By any measure Mr. Daubuz’s footprint was exceedingly light. His achievements were modest; indeed his impact upon his parish, his diocese, and his county were, as far as one can tell, practically zero. Yet it is also true that he did no discernible damage, acquired no enemies, raised no eyebrows, shook no foundations, left his peaceful world essentially as he found it, and passed out of the sight of men without reproach. He maintained his wife’s estate, and did not exploit it other than for the benefit of her heirs, their posterity. It was said that Mr. Daubuz bore a striking physical resemblance to the Duke of Wellington, but unlike His Grace he never had anybody flogged for insubordination, tempting though it may have been to resort to that radical measure when an under-gardener at Killiow was caught swiping one of his beloved pike.

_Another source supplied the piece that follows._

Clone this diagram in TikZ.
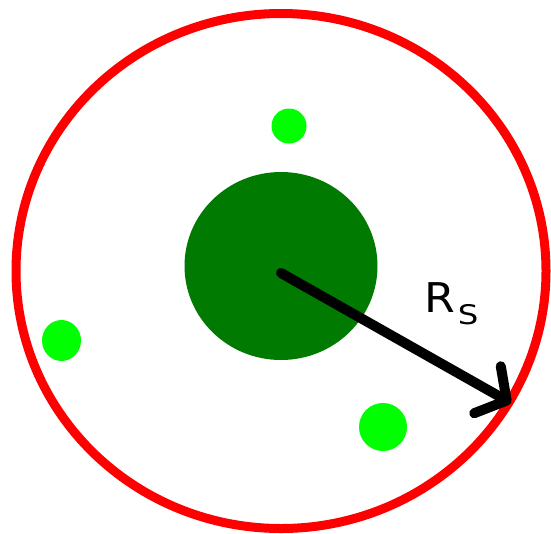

Lately I have observed in quite a different context how ordinary people who lived and died in the distant past have, at times, the knack of swimming from faintness into vivid focus—thanks in this instance to a red beeswax seal bearing the arms of the family of Lewis Charles Daubuz, and a fragile brown scrap of paper with an explanatory note in pen and black ink that is still firmly glued to the back of the stretcher. By and by, despite their obscurity, such men and women may even strike one as extraordinary. Of course, it helps mightily if, once upon a time, you were lucky enough to be guided through the first few decades of your own life by a gentleman as dutiful and unostentatious as the Reverend Mr. Daubuz. Such are the emotional roots of any practicing historian, and, as this Eastertide rapidly approaches, I suspect they help to point us in the right direction.